Sir: I inclose copies of two letters from Mr. Ole J. Vaule, of Crookston, Minn., who has asked the Department to obtain redress from [Page 488]the Government of Norway for Johannes P. Hoiland, a naturalized American citizen, for alleged unlawful arrest and imprisonment.

The facts, as stated, appear to be as follows:

Hoiland was born in Norway, December 23, 1861, and emigrated to the United States in April, 1883, when he was 21 years and 4 months old. He was naturalized in the United States in March, 1896. In December, 1897, he returned to Norway for a visit; in November, 1898, he was notified that he had been fined 20 kroner for failure to be present at a military meeting, and informed that he could not return to America until the fine was paid. He refused to pay the fine, on the ground that he was a citizen of the United States and did not have to do military duty in Norway. On June 7, 1898, he was arrested for declining to drill as a soldier and held under arrest until the next day, when he was released. In August, 1899, it seems that proceedings in regard to the fine were taken in the courts, by which it is said the fine was raised to 32 kroner, but on appeal by Hoiland to the supreme court the judgment of the lower court was, on March 8, 1900, reversed on the ground that Hoiland was a citizen of the United States and had duly notified the authorities of his intention to emigrate. - He was permitted to leave Norway, which he did on March 17, 1900.

It seems that Hoiland had no written emigration permit, but it is said that under the laws of Norway a written permit was not necessary, as he was at the time of his emigration only 21 years and 4 months old. It is also said that at the time of his emigration Hoiland had not drawn lot as to whether he should belong to the regular army or to the reserves, and under the laws of Norway one may, before he has drawn such lot, emigrate upon a mere notice to the commissioner of his district or parish of his intention to do so. An alleged original statement from one who was formerly such commissioner is transmitted to the Department, in which it is stated that Hoiland notified him of his intention to emigrate to America.
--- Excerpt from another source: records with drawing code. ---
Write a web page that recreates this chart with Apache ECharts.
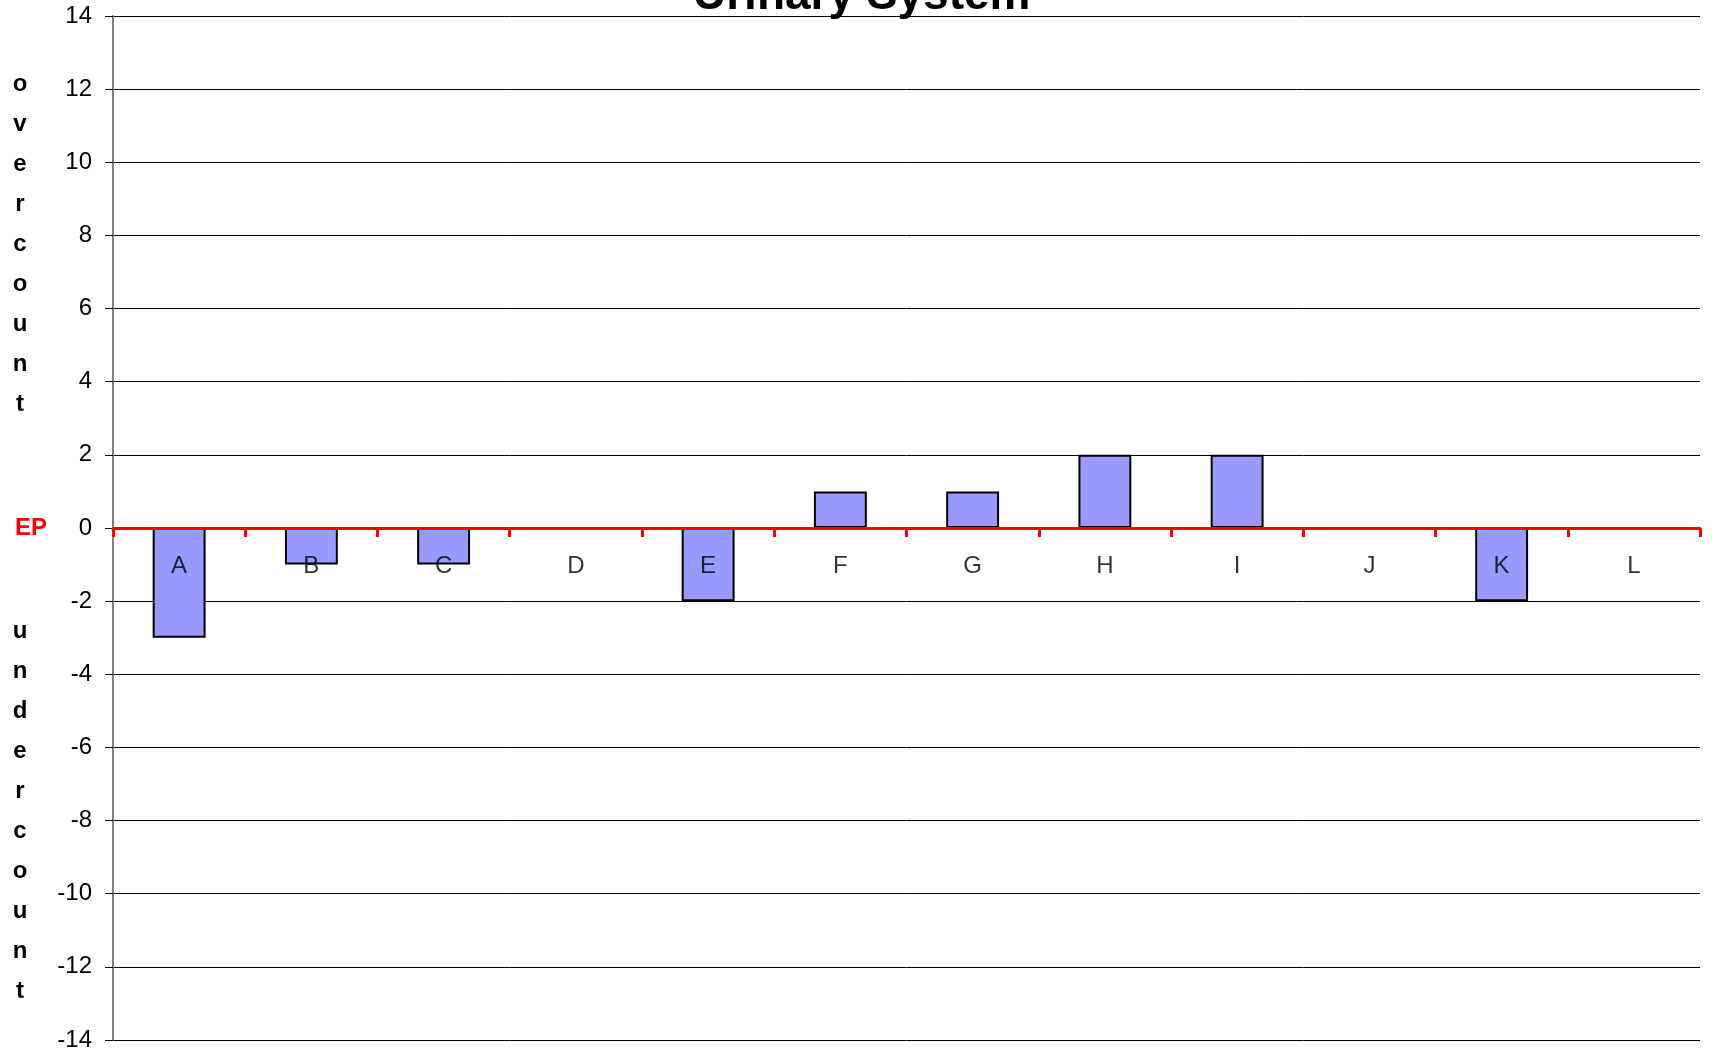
<!DOCTYPE html>
<html>
<head>
<meta charset="utf-8">
<script src="https://cdn.jsdelivr.net/npm/echarts@6/dist/echarts.min.js"></script>
<style>
html, body { margin: 0; padding: 0; background: #fff; }
#chart { width: 1713px; height: 1051px; }
</style>
</head>
<body>
<div id="chart"></div>
<script>
var categories = ['A', 'B', 'C', 'D', 'E', 'F', 'G', 'H', 'I', 'J', 'K', 'L'];
var counts = [-3, -1, -1, 0, -2, 1, 1, 2, 2, 0, -2, 0];
var epLine = [0, 0, 0, 0, 0, 0, 0, 0, 0, 0, 0, 0];
var titleText = 'Urinary System';
var overLabel = 'overcount';
var underLabel = 'undercount';

var font = '"Liberation Sans", Arial, sans-serif';

var chart = echarts.init(document.getElementById('chart'));
chart.setOption({
    backgroundColor: '#fff',
    animation: false,
    grid: {
        left: 113,
        right: 13,
        top: 16,
        bottom: 11,
        containLabel: false,
        outerBoundsMode: 'none'
    },
    graphic: [
        {
            type: 'text',
            left: 863 - 170,
            top: -27,
            style: {
                text: titleText,
                font: 'bold 46px ' + font,
                fill: '#000'
            }
        },
        {
            type: 'text',
            x: 20,
            y: 64,
            style: {
                text: overLabel.split('').join('\n'),
                font: 'bold 24px ' + font,
                lineHeight: 40,
                align: 'center',
                verticalAlign: 'top',
                fill: '#000'
            }
        },
        {
            type: 'text',
            x: 20,
            y: 611,
            style: {
                text: underLabel.split('').join('\n'),
                font: 'bold 24px ' + font,
                lineHeight: 40,
                align: 'center',
                verticalAlign: 'top',
                fill: '#000'
            }
        },
        {
            type: 'text',
            x: 31,
            y: 528,
            style: {
                text: 'EP',
                font: 'bold 24px ' + font,
                align: 'center',
                verticalAlign: 'middle',
                fill: '#ff0000'
            }
        }
    ],
    xAxis: {
        type: 'category',
        data: categories,
        z: 10,
        axisLine: {
            onZero: true,
            lineStyle: { color: '#ff0000', width: 3 }
        },
        axisTick: {
            show: true,
            length: 9,
            lineStyle: { color: '#ff0000', width: 3 }
        },
        axisLabel: { show: false },
        splitLine: { show: false }
    },
    yAxis: {
        type: 'value',
        min: -14,
        max: 14,
        interval: 2,
        axisLine: {
            show: true,
            lineStyle: { color: '#808080', width: 2 }
        },
        axisTick: {
            show: true,
            length: 8,
            lineStyle: { color: '#000', width: 1 }
        },
        axisLabel: {
            color: '#000',
            fontSize: 24,
            fontFamily: font,
            margin: 21
        },
        splitLine: {
            show: true,
            lineStyle: { color: '#000', width: 1 }
        }
    },
    series: [
        {
            name: 'count',
            type: 'bar',
            data: counts,
            barWidth: '40%',
            itemStyle: {
                color: '#9999ff',
                borderColor: '#000',
                borderWidth: 2
            }
        },
        {
            // category names sit just under the EP line
            name: 'labels',
            type: 'scatter',
            data: epLine,
            symbolSize: 0,
            z: 5,
            silent: true,
            label: {
                show: true,
                position: 'bottom',
                distance: 26,
                color: '#000',
                fontSize: 24,
                fontFamily: font,
                formatter: function (p) { return categories[p.dataIndex]; }
            }
        }
    ]
});
</script>
</body>
</html>
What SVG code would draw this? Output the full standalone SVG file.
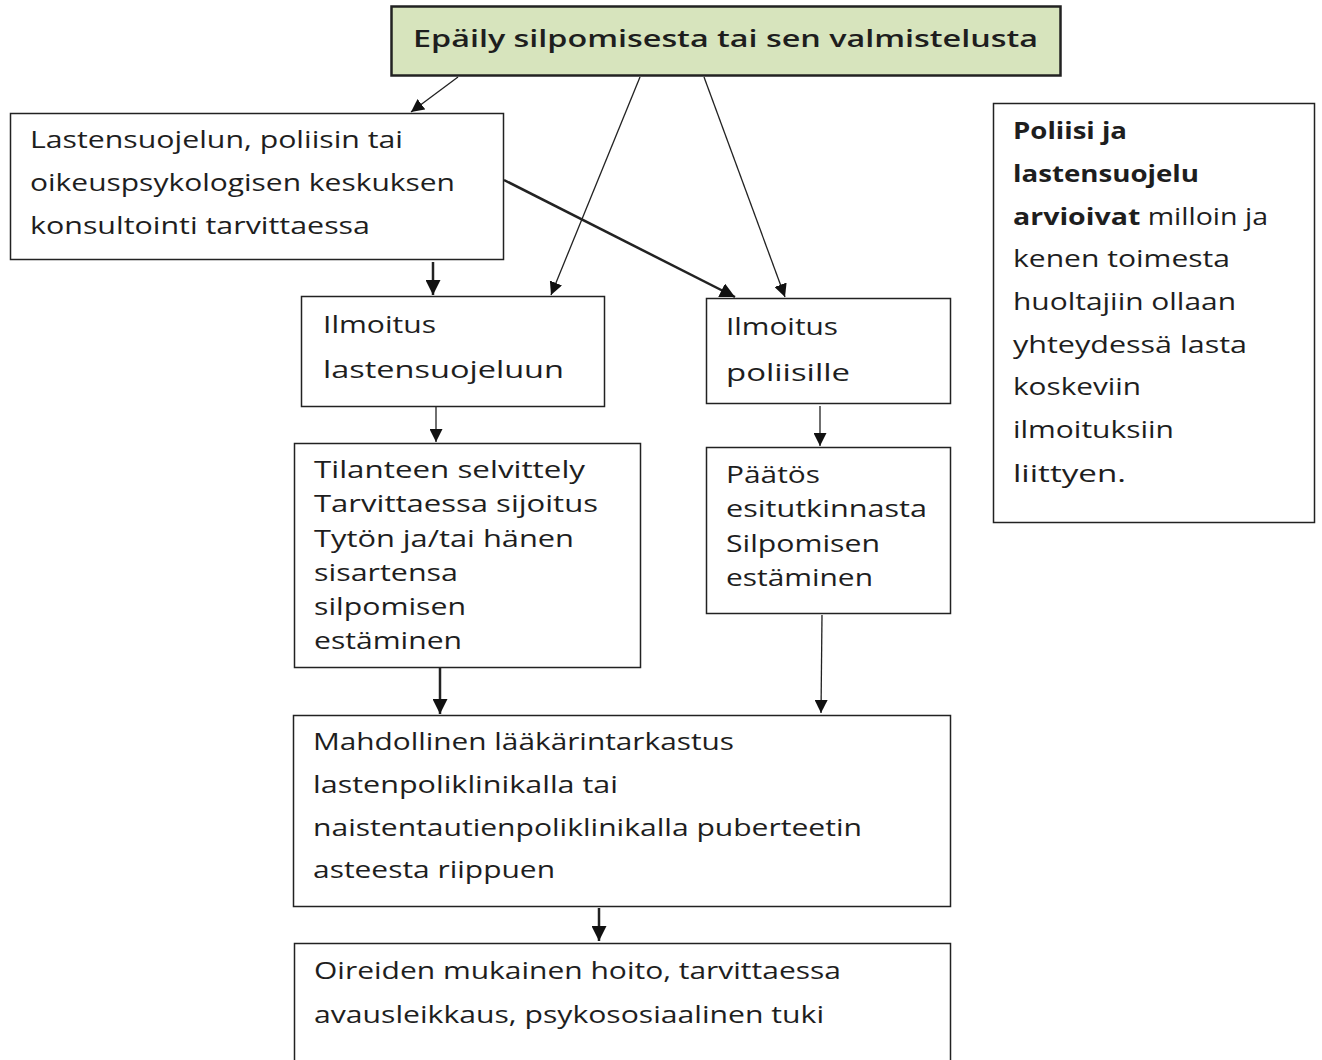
<svg xmlns="http://www.w3.org/2000/svg" width="1322" height="1060" viewBox="0 0 1322 1060">
<style>
.box{fill:#fff;stroke:#222;stroke-width:1.5}
.t{font-family:"Open Sans","Noto Sans",sans-serif;fill:#1e1e1e;font-size:24px}
.b{font-weight:700}
.c{stroke:#222;stroke-width:1.3;fill:none;marker-end:url(#ah)}
.ck{stroke:#222;stroke-width:2.5;fill:none;marker-end:url(#ah2)}
</style>
<defs>
<marker id="ah" viewBox="0 0 10 10" refX="10" refY="5" markerWidth="13" markerHeight="13" markerUnits="userSpaceOnUse" orient="auto"><path d="M0,0 L10,5 L0,10 Z" fill="#111"/></marker>
<marker id="ah2" viewBox="0 0 10 10" refX="10" refY="5" markerWidth="6" markerHeight="6" orient="auto"><path d="M0,0 L10,5 L0,10 Z" fill="#111"/></marker>
</defs>
<rect width="1322" height="1060" fill="#fff"/>
<g id="connectors">
<line class="c" x1="458" y1="77" x2="411" y2="112"/>
<line class="c" x1="640" y1="77" x2="551" y2="295"/>
<line class="c" x1="704" y1="77" x2="785" y2="297"/>
<line class="ck" x1="504" y1="180" x2="735" y2="297"/>
<line class="ck" x1="433" y1="262" x2="433" y2="295"/>
<line class="c" x1="436" y1="407" x2="436" y2="442"/>
<line class="c" x1="820" y1="406" x2="820" y2="446"/>
<line class="ck" x1="440" y1="668" x2="440" y2="714"/>
<line class="c" x1="822" y1="615" x2="821" y2="713"/>
<line class="ck" x1="599" y1="908" x2="599" y2="941"/>
</g>
<g id="n-epaily">
<rect x="391.5" y="6.5" width="669" height="69" fill="#d7e4bd" stroke="#222" stroke-width="2.5"/>
<text class="t" x="413" y="47" font-size="28" font-weight="600" textLength="625" lengthAdjust="spacingAndGlyphs">Epäily silpomisesta tai sen valmistelusta</text>
</g>
<g id="n-konsultointi">
<rect class="box" x="10.5" y="113.5" width="493" height="146"/>
<text class="t" x="30" y="148" textLength="373" lengthAdjust="spacingAndGlyphs">Lastensuojelun, poliisin tai</text>
<text class="t" x="30" y="191" textLength="425" lengthAdjust="spacingAndGlyphs">oikeuspsykologisen keskuksen</text>
<text class="t" x="30" y="234" textLength="340" lengthAdjust="spacingAndGlyphs">konsultointi tarvittaessa</text>
</g>
<g id="n-ilm-ls">
<rect class="box" x="301.5" y="296.5" width="303" height="110"/>
<text class="t" x="323" y="333" font-size="27" textLength="113" lengthAdjust="spacingAndGlyphs">Ilmoitus</text>
<text class="t" x="323" y="378" font-size="29" textLength="241" lengthAdjust="spacingAndGlyphs">lastensuojeluun</text>
</g>
<g id="n-ilm-pol">
<rect class="box" x="706.5" y="298.5" width="244" height="105"/>
<text class="t" x="726" y="335" font-size="27" textLength="112" lengthAdjust="spacingAndGlyphs">Ilmoitus</text>
<text class="t" x="726" y="381" font-size="29" textLength="124" lengthAdjust="spacingAndGlyphs">poliisille</text>
</g>
<g id="n-tilanne">
<rect class="box" x="294.5" y="443.5" width="346" height="224"/>
<text class="t" x="314" y="478" font-size="25" textLength="271" lengthAdjust="spacingAndGlyphs">Tilanteen selvittely</text>
<text class="t" x="314" y="512" font-size="25" textLength="284" lengthAdjust="spacingAndGlyphs">Tarvittaessa sijoitus</text>
<text class="t" x="314" y="547" font-size="25" textLength="260" lengthAdjust="spacingAndGlyphs">Tytön ja/tai hänen</text>
<text class="t" x="314" y="581" font-size="25" textLength="144" lengthAdjust="spacingAndGlyphs">sisartensa</text>
<text class="t" x="314" y="615" font-size="25" textLength="152" lengthAdjust="spacingAndGlyphs">silpomisen</text>
<text class="t" x="314" y="649" font-size="25" textLength="148" lengthAdjust="spacingAndGlyphs">estäminen</text>
</g>
<g id="n-paatos">
<rect class="box" x="706.5" y="447.5" width="244" height="166"/>
<text class="t" x="726" y="483" font-size="25" textLength="94" lengthAdjust="spacingAndGlyphs">Päätös</text>
<text class="t" x="726" y="517" font-size="25" textLength="201" lengthAdjust="spacingAndGlyphs">esitutkinnasta</text>
<text class="t" x="726" y="552" font-size="25" textLength="154" lengthAdjust="spacingAndGlyphs">Silpomisen</text>
<text class="t" x="726" y="586" font-size="25" textLength="147" lengthAdjust="spacingAndGlyphs">estäminen</text>
</g>
<g id="n-laakari">
<rect class="box" x="293.5" y="715.5" width="657" height="191"/>
<text class="t" x="313" y="750" font-size="25" textLength="421" lengthAdjust="spacingAndGlyphs">Mahdollinen lääkärintarkastus</text>
<text class="t" x="313" y="793" font-size="25" textLength="305" lengthAdjust="spacingAndGlyphs">lastenpoliklinikalla tai</text>
<text class="t" x="313" y="836" font-size="25" textLength="549" lengthAdjust="spacingAndGlyphs">naistentautienpoliklinikalla puberteetin</text>
<text class="t" x="313" y="878" font-size="25" textLength="242" lengthAdjust="spacingAndGlyphs">asteesta riippuen</text>
</g>
<g id="n-hoito">
<rect class="box" x="294.5" y="943.5" width="656" height="130"/>
<text class="t" x="314" y="979" font-size="26" textLength="527" lengthAdjust="spacingAndGlyphs">Oireiden mukainen hoito, tarvittaessa</text>
<text class="t" x="314" y="1023" font-size="26" textLength="510" lengthAdjust="spacingAndGlyphs">avausleikkaus, psykososiaalinen tuki</text>
</g>
<g id="n-huom">
<rect class="box" x="993.5" y="103.5" width="321" height="419"/>
<text class="t b" x="1013" y="139" textLength="114" lengthAdjust="spacingAndGlyphs">Poliisi ja</text>
<text class="t b" x="1013" y="182" textLength="186" lengthAdjust="spacingAndGlyphs">lastensuojelu</text>
<text class="t" x="1013" y="225" textLength="255" lengthAdjust="spacingAndGlyphs"><tspan class="b">arvioivat</tspan> milloin ja</text>
<text class="t" x="1013" y="267" textLength="217" lengthAdjust="spacingAndGlyphs">kenen toimesta</text>
<text class="t" x="1013" y="310" textLength="223" lengthAdjust="spacingAndGlyphs">huoltajiin ollaan</text>
<text class="t" x="1013" y="353" textLength="234" lengthAdjust="spacingAndGlyphs">yhteydessä lasta</text>
<text class="t" x="1013" y="395" textLength="128" lengthAdjust="spacingAndGlyphs">koskeviin</text>
<text class="t" x="1013" y="438" textLength="161" lengthAdjust="spacingAndGlyphs">ilmoituksiin</text>
<text class="t" x="1013" y="482" font-size="27" textLength="113" lengthAdjust="spacingAndGlyphs">liittyen.</text>
</g>
</svg>
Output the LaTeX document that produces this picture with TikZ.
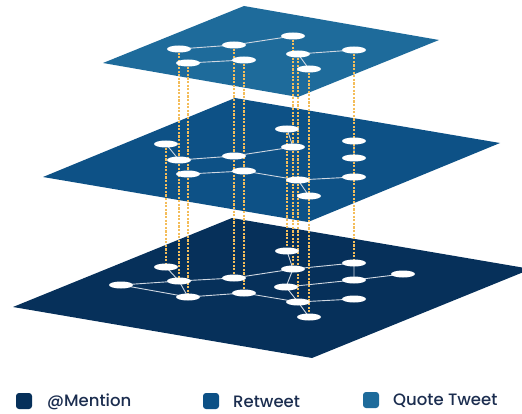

Under the naturalization treaty in force between the two countries, a former Norwegian who has emigrated after he has attained the age when he becomes liable to military service and returns again to his original country, is liable to trial and punishment for an act punishable by the laws of Norway and committed before his emigration.

The Department would be pleased to have you investigate the case and report the facts ascertained by you.

I am, etc.,

John Hay.
[Inclosure 1.]

Mr. Vaule to Mr. Hay.

Sir: April 30 last past I wrote you to the effect that one Johannes Hoiland, a citizen of this country, went to Norway for a visit in 1898 (it should have been 1897) and was by the authorities of that country arrested, fined, and detained over there for a couple of years for refusing to do military duty in that country, and that he desired your office to intercede in his behalf to obtain redress from the Government of Norway for the grievances he has sustained, and asked you to let us know how you wanted the case presented.

May 7, 1900, you wrote me to the effect that before you would comply with my request, you wanted to know Holland’s age when he emigrated to the United States, [Page 489]and that you also wanted a copy of his naturalization papers, and also of his military permit.

The reason I did not answer your letter before is that we have been expecting from the authorities in Norway the original military permit, together with his naturalization papers and other papers that were had from Hoiland in the courts of that country. These papers have not yet arrived, but I inclose you herewith another copy of his naturalization papers, and for the present will state that the permit was regular, and accepted as such by the authorities of Norway while Hoiland was detained there as stated.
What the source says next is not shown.